O Velho e o Afogado
A experiência nos levou ao entendimento de que, ao superarmos a idade dos setenta e cinco, passamos, de forma inconsciente, a viajar por mares do passado e a atracar em portos seguros de recordações.
Desfilam lembranças, como se quiséssemos reprisar, se não o longo filme, pelo menos as cenas mais marcantes de nossas vidas. E, acompanha sempre a indagação de: “porque uns somente conseguem recordar a partir de mais tenra idade e, outros, somente, a partir de algum momento já na juventude”?
Pouco importa a partir de quando, mas, certamente, o que vem são as cenas mais alegres ou tristes, mais fortes, mais ternas, mais ardentes, de maior plenitude, de realização, ou seja, as que mais marcaram nossas mentes e corações.
Como não recordar aquela criança do contra que, nas brincadeiras derrubava seus castelos de areia, dedurava seu esconderijo, acabava com a brincadeira levando embora o objeto mais importante, como a bola na peladinha de futebol.
Difícil não se encher de meiga lembrança da menina linda com quem trocavas a chupeta e que te emprestava o velocípede para andar.
Quem nessa idade, nesse processo, poderia esquecer a atenção e os carinhos maternos, principalmente nos momentos mais difíceis, e o companheirismo paterno, no cumprimento dos deveres escolares e nas tardes de domingo, para assistir o futebol.
Não me venhas dizer que, não lembras de teu primeiro amor, de quem te ensinou a dançar, do primeiro baile enfim das primeiras experiências.

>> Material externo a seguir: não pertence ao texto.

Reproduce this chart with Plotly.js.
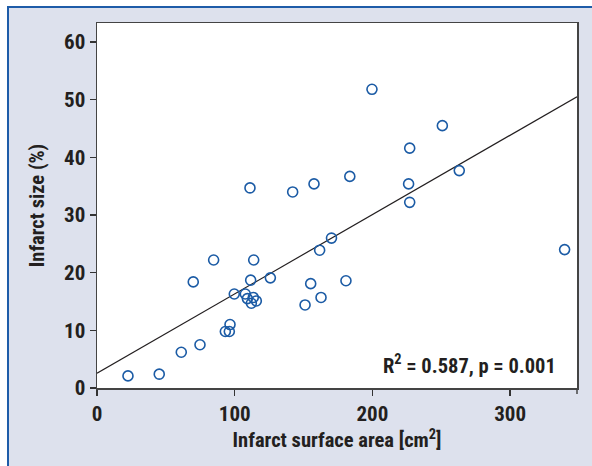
<!DOCTYPE html>
<html>
<head>
<meta charset="utf-8">
<script src="https://cdn.plot.ly/plotly-3.0.1.min.js"></script>
<style>
  html, body { margin: 0; padding: 0; background: #ffffff; }
  #chart { width: 592px; height: 466px; }
</style>
</head>
<body>
<div id="chart"></div>
<script>
// Infarct surface area [cm²]
const surfaceArea = [22.5, 45.2, 61.2, 69.9, 74.8, 84.7, 93.2, 96.1, 96.6, 99.7,
  107.7, 109.2, 111.1, 111.6, 112.1, 113.5, 113.8, 115.7, 125.9, 142.1,
  151.1, 155.2, 157.6, 161.7, 162.7, 170.3, 180.8, 183.6, 199.7, 226.3,
  227.1, 227.1, 250.8, 263.1, 339.6];
// Infarct size (%)
const infarctSize = [2.1, 2.4, 6.2, 18.4, 7.5, 22.2, 9.8, 9.8, 11.0, 16.3,
  16.3, 15.5, 34.7, 18.7, 14.7, 15.7, 22.2, 15.1, 19.1, 34.0,
  14.4, 18.1, 35.4, 23.9, 15.7, 26.0, 18.6, 36.7, 51.8, 35.4,
  41.6, 32.2, 45.5, 37.7, 24.0];

// Regression line (as printed)
const fitIntercept = 2.55;
const fitSlope = 0.1376;
const xRange = [0, 348.6];
const yRange = [0, 63.3];
const xTicks = [0, 100, 200, 300];
const yTicks = [0, 10, 20, 30, 40, 50, 60];
const statsLabel = "R<sup>2</sup> = 0.587, p = 0.001";

const fitX = [xRange[0], xRange[1]];
const fitY = fitX.map(x => fitIntercept + fitSlope * x);

const FONT = "Roboto Condensed, Roboto, sans-serif";
const TEXT = "#231f20";
const BLUE = "#1b5ba5";

const traces = [
  {
    x: fitX, y: fitY, type: "scatter", mode: "lines",
    line: { color: "#231f20", width: 1.2 },
    hoverinfo: "skip", showlegend: false
  },
  {
    x: surfaceArea, y: infarctSize, type: "scatter", mode: "markers",
    marker: { symbol: "circle-open", size: 10, color: BLUE, line: { color: BLUE, width: 1.6 } },
    showlegend: false
  }
];

const W = 480, H = 365;
const layout = {
  width: 592, height: 466,
  margin: { l: 97, r: 15, t: 23, b: 78 },
  paper_bgcolor: "#dde1ed",
  plot_bgcolor: "#ffffff",
  font: { family: FONT, color: TEXT, size: 20, weight: 700 },
  showlegend: false,
  xaxis: {
    range: xRange, tickvals: xTicks, ticktext: xTicks.map(String),
    ticks: "outside", ticklen: 6, tickwidth: 1.2, tickcolor: "#333",
    showline: true, linecolor: "#444", linewidth: 1.5, mirror: true,
    showgrid: false, zeroline: false,
    tickfont: { family: FONT, size: 21, color: TEXT, weight: 700 },
    title: { text: "Infarct surface area [cm<sup>2</sup>]", standoff: 8,
      font: { family: FONT, size: 20.5, color: TEXT, weight: 700 } }
  },
  yaxis: {
    range: yRange, tickvals: yTicks, ticktext: yTicks.map(String),
    ticks: "outside", ticklen: 6, tickwidth: 1.2, tickcolor: "#333",
    showline: true, linecolor: "#444", linewidth: 1.5, mirror: true,
    showgrid: false, zeroline: false,
    tickfont: { family: FONT, size: 21, color: TEXT, weight: 700 },
    title: { text: "Infarct size (%)", standoff: 14,
      font: { family: FONT, size: 20.5, color: TEXT, weight: 700 } }
  },
  annotations: [
    {
      x: 334.8, y: 4.0, xref: "x", yref: "y", text: statsLabel,
      showarrow: false, xanchor: "right", yanchor: "middle",
      font: { family: FONT, size: 20.5, color: TEXT, weight: 700 }
    }
  ],
  shapes: [
    { type: "rect", xref: "paper", yref: "paper", layer: "below",
      x0: -97 / W, x1: 495 / W, y0: (388 - 6) / H, y1: 388 / H,
      fillcolor: "#ffffff", line: { width: 0 } },
    { type: "rect", xref: "paper", yref: "paper", layer: "below",
      x0: -97 / W, x1: (7 - 97) / W, y0: -78 / H, y1: 388 / H,
      fillcolor: "#ffffff", line: { width: 0 } },
    { type: "line", xref: "paper", yref: "paper",
      x0: (7 - 97) / W, x1: 495 / W, y0: (388 - 7) / H, y1: (388 - 7) / H,
      line: { color: "#1e5ca8", width: 2 } },
    { type: "line", xref: "paper", yref: "paper",
      x0: (8 - 97) / W, x1: (8 - 97) / W, y0: -78 / H, y1: (388 - 6) / H,
      line: { color: "#1e5ca8", width: 2 } },
    { type: "line", xref: "paper", yref: "paper",
      x0: 1, x1: 1, y0: 0, y1: -6 / H,
      line: { color: "#444", width: 1.5 } }
  ]
};

Plotly.newPlot("chart", traces, layout, { staticPlot: true, displayModeBar: false });
</script>
</body>
</html>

E, no caso de ti mulher, do seu primeiro “soutien”. As primeiras experiências doces ou amargas são inesquecíveis...
E, assim vai se desenrolando novelo de recordações: aquela segunda época, ou reprovação, as aprovações, a formatura, os amores aos quais tiveste maior admiração, a descoberta do que gostarias de fazer profissionalmente, o noivado, o casamento, o nascimento dos filhos, enfim as cenas, que mais aplaudes, nessa reprise do filme de tua vida.
Se non é vero é bene trovato, se não for verdade é bem achado (no sentido de inventado, bolado) diz o dito italiano, que se ajusta ao saber popular (não sei se já comprovado ou rejeitado cientificamente), que afirma: os humanos ao viverem a experiência de afogamento, nos últimos instantes, assistem, compulsoriamente, à reprise do filme de suas vidas.
Assim, parece, que nós velhos e os afogados vivem experiências semelhantes, uns sovados pelas ondas nas águas profundas, ou pelo silêncio dos lagos, enquanto nós velhos, sovados pela solidão, ou pela certeza de um longo passado e a perspectiva de futuro incerto e cada vez mais breve.
Mas, existe grande diferença, os afogados, que não acreditam em outras vidas após a morte, morrem sem qualquer esperança, enquanto nós velhos, mesmo aqueles que, também, não acreditam em outras vidas após a morte, têm a perspectiva de ainda viverem cenas inéditas de suas vidas, apesar de filme de curta metragem.
Assim, aproveitemos essa curta, que nos resta, vivendo intensamente cada cena, como se fosse aquele beijo de reencontro com o grande amor, com aquele fundo musical, que faz dançar os anjos, antes que surja o verbete final: End; Final; Ende; Fine; Konek; Fin ... FIM.